Une situation complexe qui a obligé les gros industriels à déclasser 20% de leur production bio. Concrètement, ce lait était vendu comme son équivalent conventionnel, et donc moins cher. Sans oublier que les industriels ont dû rogner sur leurs marges : le prix du lait bio a baissé de 23% en un an.
Une filière qui tente de se réorganiser
Pour éviter que cette situation ne se reproduise, les industriels ont donc demandé aux producteurs de diminuer leurs volumes tout en faisant pression sur les prix. C'est notamment le cas pour Amaury Beaudoin et sa femme Hélène, qui produisent 450.000 litres de lait bio chaque année, dont la moitié est vendue à une grosse laiterie de l'industrie agro-alimentaire. Il y a quelques semaines, l'industriel a baissé le prix du litre de lait d'un centime et de diminuer les commandes. Un véritable choc pour ce producteur de l'Oise qui travaillait avec cette laiterie depuis 25 ans.

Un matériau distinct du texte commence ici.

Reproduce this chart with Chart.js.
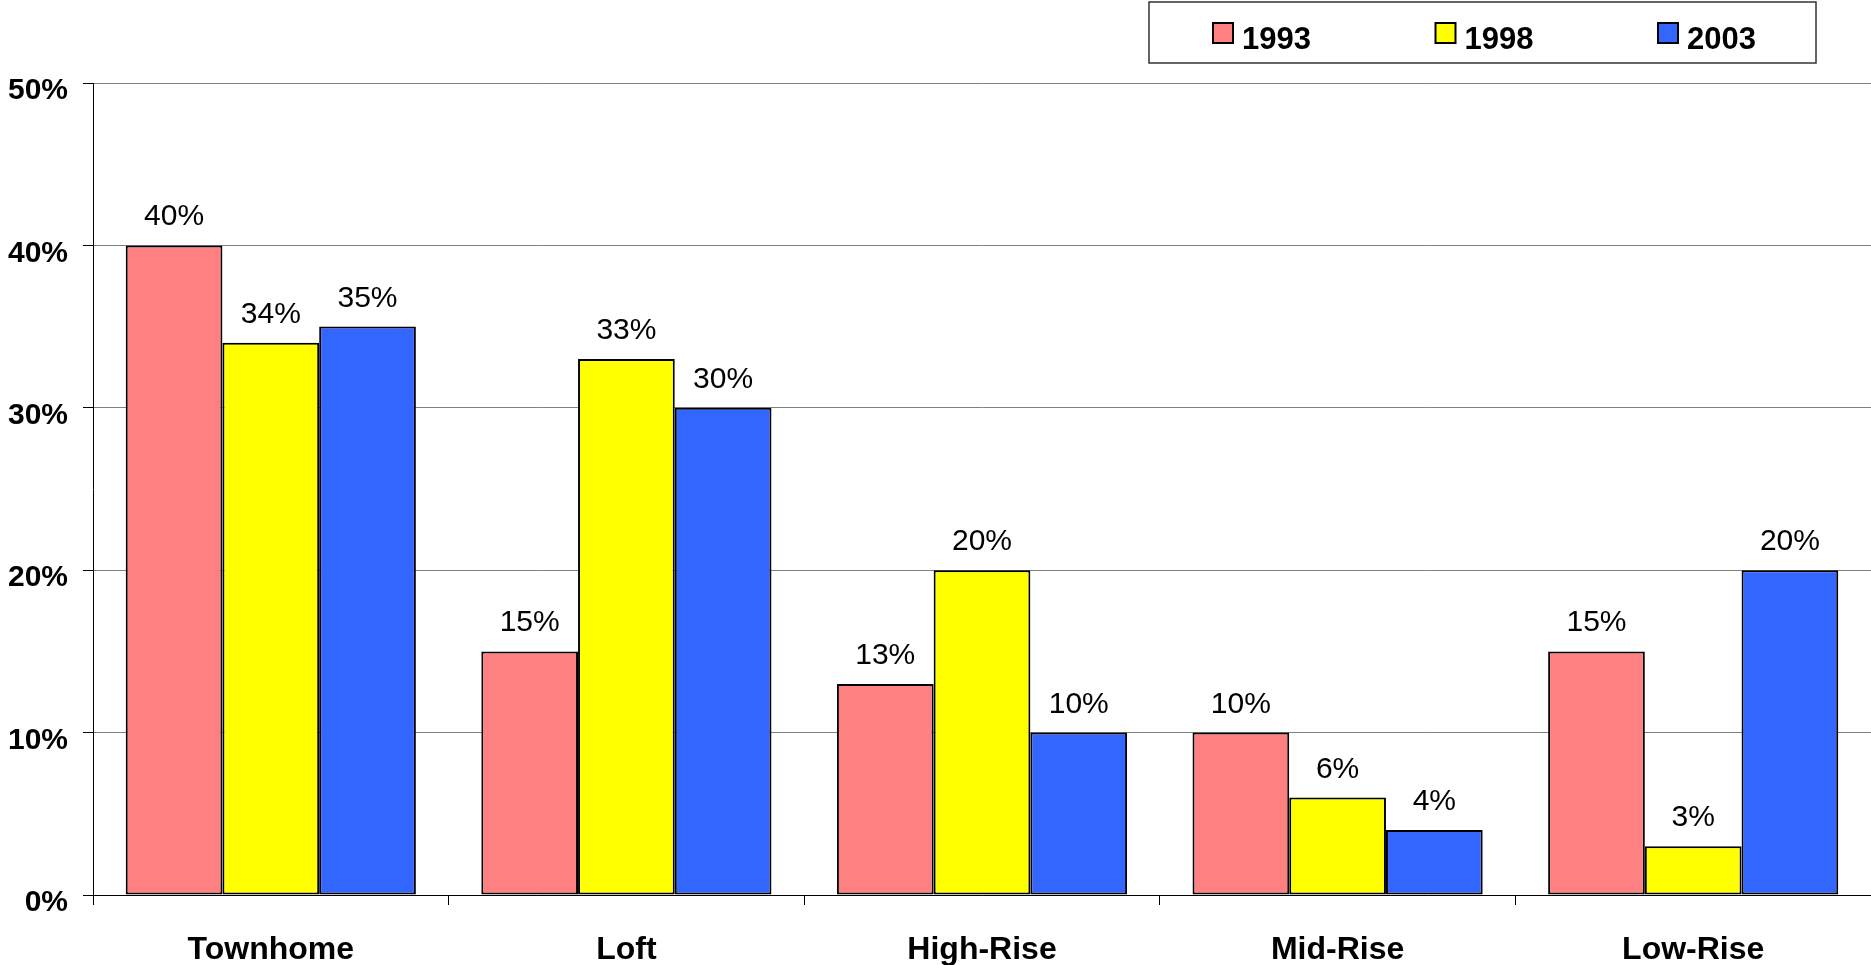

Amaury Beaudoin a donc "changé de laiterie" et revu sa stratégie. Il ne vend désormais plus qu'un tiers de sa production à l'industrie agro-alimentaire et le reste à des acheteurs locaux. "L'avenir est peut-être dans les circuits courts", lance-t-il tout en espérant "les grands [industriels] revendront mieux le lait bio".
Mais d'ici là, c'est toute la filière qui tente de se réorganiser pour limiter la casse, au point de mettre temporairement un terme aux conversions vers le bio.